*Given exercise*
All of the data must be printed exactly; please include every line.

*Dataset section*
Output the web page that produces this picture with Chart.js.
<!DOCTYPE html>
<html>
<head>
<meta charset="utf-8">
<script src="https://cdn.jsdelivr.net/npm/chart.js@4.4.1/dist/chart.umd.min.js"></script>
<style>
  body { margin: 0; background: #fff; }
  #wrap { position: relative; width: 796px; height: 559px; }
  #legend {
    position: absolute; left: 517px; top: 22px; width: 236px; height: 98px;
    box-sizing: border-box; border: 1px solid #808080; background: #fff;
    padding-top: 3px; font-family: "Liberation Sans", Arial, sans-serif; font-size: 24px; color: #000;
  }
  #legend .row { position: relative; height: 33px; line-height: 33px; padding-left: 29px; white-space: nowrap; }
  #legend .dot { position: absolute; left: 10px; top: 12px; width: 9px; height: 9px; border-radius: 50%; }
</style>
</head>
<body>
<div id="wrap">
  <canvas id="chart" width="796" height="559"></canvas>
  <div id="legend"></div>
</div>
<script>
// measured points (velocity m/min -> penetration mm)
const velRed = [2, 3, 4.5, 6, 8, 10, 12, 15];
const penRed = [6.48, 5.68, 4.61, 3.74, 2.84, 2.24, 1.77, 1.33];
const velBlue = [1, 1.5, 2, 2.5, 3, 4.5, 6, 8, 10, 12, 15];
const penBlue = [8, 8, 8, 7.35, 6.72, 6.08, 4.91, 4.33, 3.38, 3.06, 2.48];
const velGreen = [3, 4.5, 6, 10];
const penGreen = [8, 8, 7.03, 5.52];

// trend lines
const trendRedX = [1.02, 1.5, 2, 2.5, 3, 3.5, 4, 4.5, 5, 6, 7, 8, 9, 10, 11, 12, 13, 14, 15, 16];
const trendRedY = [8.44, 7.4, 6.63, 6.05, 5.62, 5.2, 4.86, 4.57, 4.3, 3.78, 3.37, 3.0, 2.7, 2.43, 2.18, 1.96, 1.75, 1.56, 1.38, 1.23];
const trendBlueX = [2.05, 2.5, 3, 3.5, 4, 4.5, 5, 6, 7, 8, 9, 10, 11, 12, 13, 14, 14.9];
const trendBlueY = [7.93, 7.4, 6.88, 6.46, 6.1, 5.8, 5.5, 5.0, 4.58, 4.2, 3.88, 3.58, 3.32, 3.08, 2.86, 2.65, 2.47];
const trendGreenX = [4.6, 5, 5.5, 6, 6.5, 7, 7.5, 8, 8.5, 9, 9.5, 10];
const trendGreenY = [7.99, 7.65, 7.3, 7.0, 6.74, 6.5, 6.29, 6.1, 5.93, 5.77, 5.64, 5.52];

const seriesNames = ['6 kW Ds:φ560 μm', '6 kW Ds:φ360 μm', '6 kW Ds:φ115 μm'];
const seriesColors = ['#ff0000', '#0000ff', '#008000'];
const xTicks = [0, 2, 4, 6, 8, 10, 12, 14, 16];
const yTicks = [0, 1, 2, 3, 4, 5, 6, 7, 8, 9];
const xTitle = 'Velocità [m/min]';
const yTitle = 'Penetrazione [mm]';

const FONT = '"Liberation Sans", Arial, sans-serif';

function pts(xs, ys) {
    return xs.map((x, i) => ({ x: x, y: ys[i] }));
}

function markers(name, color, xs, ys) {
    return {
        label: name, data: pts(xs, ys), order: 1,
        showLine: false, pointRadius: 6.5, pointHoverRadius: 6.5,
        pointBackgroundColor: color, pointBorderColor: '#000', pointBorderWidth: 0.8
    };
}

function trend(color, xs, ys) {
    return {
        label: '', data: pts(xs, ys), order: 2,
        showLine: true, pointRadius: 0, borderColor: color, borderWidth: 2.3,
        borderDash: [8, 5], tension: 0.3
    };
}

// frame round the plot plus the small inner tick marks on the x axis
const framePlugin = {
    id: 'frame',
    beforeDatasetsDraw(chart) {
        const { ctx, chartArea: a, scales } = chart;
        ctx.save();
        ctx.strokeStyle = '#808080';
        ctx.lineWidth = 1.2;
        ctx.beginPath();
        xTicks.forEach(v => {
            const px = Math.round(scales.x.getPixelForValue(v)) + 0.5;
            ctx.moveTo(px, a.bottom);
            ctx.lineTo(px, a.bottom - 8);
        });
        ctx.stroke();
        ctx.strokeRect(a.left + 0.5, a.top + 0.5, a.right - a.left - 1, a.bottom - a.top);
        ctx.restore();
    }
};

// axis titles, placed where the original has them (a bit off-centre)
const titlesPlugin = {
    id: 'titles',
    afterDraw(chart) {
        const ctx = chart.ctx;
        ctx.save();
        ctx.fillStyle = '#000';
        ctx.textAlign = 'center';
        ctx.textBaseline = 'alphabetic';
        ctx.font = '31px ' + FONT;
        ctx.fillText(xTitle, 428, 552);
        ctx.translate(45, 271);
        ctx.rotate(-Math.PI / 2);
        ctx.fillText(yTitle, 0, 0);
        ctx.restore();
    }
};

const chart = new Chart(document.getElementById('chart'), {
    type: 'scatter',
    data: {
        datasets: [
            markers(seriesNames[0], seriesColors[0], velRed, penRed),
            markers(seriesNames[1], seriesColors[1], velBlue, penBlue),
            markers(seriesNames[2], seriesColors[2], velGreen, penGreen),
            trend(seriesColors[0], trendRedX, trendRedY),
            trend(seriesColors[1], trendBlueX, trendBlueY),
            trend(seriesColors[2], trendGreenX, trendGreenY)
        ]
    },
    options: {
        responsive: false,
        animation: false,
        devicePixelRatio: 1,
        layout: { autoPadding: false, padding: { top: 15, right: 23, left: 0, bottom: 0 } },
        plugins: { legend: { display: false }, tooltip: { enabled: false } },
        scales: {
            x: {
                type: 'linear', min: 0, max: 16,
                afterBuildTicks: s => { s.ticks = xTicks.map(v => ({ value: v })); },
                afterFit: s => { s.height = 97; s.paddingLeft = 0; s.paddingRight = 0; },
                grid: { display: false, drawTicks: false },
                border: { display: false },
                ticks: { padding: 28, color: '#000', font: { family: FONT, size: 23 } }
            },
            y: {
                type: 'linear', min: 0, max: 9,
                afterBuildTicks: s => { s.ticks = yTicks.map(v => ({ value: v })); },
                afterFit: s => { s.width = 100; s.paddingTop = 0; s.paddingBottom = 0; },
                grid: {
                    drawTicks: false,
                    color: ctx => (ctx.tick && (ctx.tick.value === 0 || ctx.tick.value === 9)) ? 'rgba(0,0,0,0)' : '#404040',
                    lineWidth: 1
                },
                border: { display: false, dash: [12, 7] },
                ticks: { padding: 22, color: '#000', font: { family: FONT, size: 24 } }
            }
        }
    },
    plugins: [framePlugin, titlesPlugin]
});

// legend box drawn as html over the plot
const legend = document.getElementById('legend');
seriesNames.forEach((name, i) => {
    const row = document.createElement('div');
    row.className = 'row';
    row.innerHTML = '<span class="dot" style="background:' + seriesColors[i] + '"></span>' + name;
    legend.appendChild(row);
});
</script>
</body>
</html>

*Task response*
Output the web page that produces this picture with Chart.js.
<!DOCTYPE html>
<html>
<head>
<meta charset="utf-8">
<script src="https://cdn.jsdelivr.net/npm/chart.js@4.4.1/dist/chart.umd.min.js"></script>
<style>
  body { margin: 0; background: #fff; }
  #wrap { position: relative; width: 796px; height: 559px; }
  #legend {
    position: absolute; left: 517px; top: 22px; width: 236px; height: 98px;
    box-sizing: border-box; border: 1px solid #808080; background: #fff;
    padding-top: 3px; font-family: "Liberation Sans", Arial, sans-serif; font-size: 24px; color: #000;
  }
  #legend .row { position: relative; height: 33px; line-height: 33px; padding-left: 29px; white-space: nowrap; }
  #legend .dot { position: absolute; left: 10px; top: 12px; width: 9px; height: 9px; border-radius: 50%; }
</style>
</head>
<body>
<div id="wrap">
  <canvas id="chart" width="796" height="559"></canvas>
  <div id="legend"></div>
</div>
<script>
// measured points (velocity m/min -> penetration mm)
const velRed = [2, 3, 4.5, 6, 8, 10, 12, 15];
const penRed = [6.48, 5.68, 4.61, 3.74, 2.84, 2.24, 1.77, 1.33];
const velBlue = [1, 1.5, 2, 2.5, 3, 4.5, 6, 8, 10, 12, 15];
const penBlue = [8, 8, 8, 7.35, 6.72, 6.08, 4.91, 4.33, 3.38, 3.06, 2.48];
const velGreen = [3, 4.5, 6, 10];
const penGreen = [8, 8, 7.03, 5.52];

// trend lines
const trendRedX = [1.02, 1.5, 2, 2.5, 3, 3.5, 4, 4.5, 5, 6, 7, 8, 9, 10, 11, 12, 13, 14, 15, 16];
const trendRedY = [8.44, 7.4, 6.63, 6.05, 5.62, 5.2, 4.86, 4.57, 4.3, 3.78, 3.37, 3.0, 2.7, 2.43, 2.18, 1.96, 1.75, 1.56, 1.38, 1.23];
const trendBlueX = [2.05, 2.5, 3, 3.5, 4, 4.5, 5, 6, 7, 8, 9, 10, 11, 12, 13, 14, 14.9];
const trendBlueY = [7.93, 7.4, 6.88, 6.46, 6.1, 5.8, 5.5, 5.0, 4.58, 4.2, 3.88, 3.58, 3.32, 3.08, 2.86, 2.65, 2.47];
const trendGreenX = [4.6, 5, 5.5, 6, 6.5, 7, 7.5, 8, 8.5, 9, 9.5, 10];
const trendGreenY = [7.99, 7.65, 7.3, 7.0, 6.74, 6.5, 6.29, 6.1, 5.93, 5.77, 5.64, 5.52];

const seriesNames = ['6 kW Ds:φ560 μm', '6 kW Ds:φ360 μm', '6 kW Ds:φ115 μm'];
const seriesColors = ['#ff0000', '#0000ff', '#008000'];
const xTicks = [0, 2, 4, 6, 8, 10, 12, 14, 16];
const yTicks = [0, 1, 2, 3, 4, 5, 6, 7, 8, 9];
const xTitle = 'Velocità [m/min]';
const yTitle = 'Penetrazione [mm]';

const FONT = '"Liberation Sans", Arial, sans-serif';

function pts(xs, ys) {
    return xs.map((x, i) => ({ x: x, y: ys[i] }));
}

function markers(name, color, xs, ys) {
    return {
        label: name, data: pts(xs, ys), order: 1,
        showLine: false, pointRadius: 6.5, pointHoverRadius: 6.5,
        pointBackgroundColor: color, pointBorderColor: '#000', pointBorderWidth: 0.8
    };
}

function trend(color, xs, ys) {
    return {
        label: '', data: pts(xs, ys), order: 2,
        showLine: true, pointRadius: 0, borderColor: color, borderWidth: 2.3,
        borderDash: [8, 5], tension: 0.3
    };
}

// frame round the plot plus the small inner tick marks on the x axis
const framePlugin = {
    id: 'frame',
    beforeDatasetsDraw(chart) {
        const { ctx, chartArea: a, scales } = chart;
        ctx.save();
        ctx.strokeStyle = '#808080';
        ctx.lineWidth = 1.2;
        ctx.beginPath();
        xTicks.forEach(v => {
            const px = Math.round(scales.x.getPixelForValue(v)) + 0.5;
            ctx.moveTo(px, a.bottom);
            ctx.lineTo(px, a.bottom - 8);
        });
        ctx.stroke();
        ctx.strokeRect(a.left + 0.5, a.top + 0.5, a.right - a.left - 1, a.bottom - a.top);
        ctx.restore();
    }
};

// axis titles, placed where the original has them (a bit off-centre)
const titlesPlugin = {
    id: 'titles',
    afterDraw(chart) {
        const ctx = chart.ctx;
        ctx.save();
        ctx.fillStyle = '#000';
        ctx.textAlign = 'center';
        ctx.textBaseline = 'alphabetic';
        ctx.font = '31px ' + FONT;
        ctx.fillText(xTitle, 428, 552);
        ctx.translate(45, 271);
        ctx.rotate(-Math.PI / 2);
        ctx.fillText(yTitle, 0, 0);
        ctx.restore();
    }
};

const chart = new Chart(document.getElementById('chart'), {
    type: 'scatter',
    data: {
        datasets: [
            markers(seriesNames[0], seriesColors[0], velRed, penRed),
            markers(seriesNames[1], seriesColors[1], velBlue, penBlue),
            markers(seriesNames[2], seriesColors[2], velGreen, penGreen),
            trend(seriesColors[0], trendRedX, trendRedY),
            trend(seriesColors[1], trendBlueX, trendBlueY),
            trend(seriesColors[2], trendGreenX, trendGreenY)
        ]
    },
    options: {
        responsive: false,
        animation: false,
        devicePixelRatio: 1,
        layout: { autoPadding: false, padding: { top: 15, right: 23, left: 0, bottom: 0 } },
        plugins: { legend: { display: false }, tooltip: { enabled: false } },
        scales: {
            x: {
                type: 'linear', min: 0, max: 16,
                afterBuildTicks: s => { s.ticks = xTicks.map(v => ({ value: v })); },
                afterFit: s => { s.height = 97; s.paddingLeft = 0; s.paddingRight = 0; },
                grid: { display: false, drawTicks: false },
                border: { display: false },
                ticks: { padding: 28, color: '#000', font: { family: FONT, size: 23 } }
            },
            y: {
                type: 'linear', min: 0, max: 9,
                afterBuildTicks: s => { s.ticks = yTicks.map(v => ({ value: v })); },
                afterFit: s => { s.width = 100; s.paddingTop = 0; s.paddingBottom = 0; },
                grid: {
                    drawTicks: false,
                    color: ctx => (ctx.tick && (ctx.tick.value === 0 || ctx.tick.value === 9)) ? 'rgba(0,0,0,0)' : '#404040',
                    lineWidth: 1
                },
                border: { display: false, dash: [12, 7] },
                ticks: { padding: 22, color: '#000', font: { family: FONT, size: 24 } }
            }
        }
    },
    plugins: [framePlugin, titlesPlugin]
});

// legend box drawn as html over the plot
const legend = document.getElementById('legend');
seriesNames.forEach((name, i) => {
    const row = document.createElement('div');
    row.className = 'row';
    row.innerHTML = '<span class="dot" style="background:' + seriesColors[i] + '"></span>' + name;
    legend.appendChild(row);
});
</script>
</body>
</html>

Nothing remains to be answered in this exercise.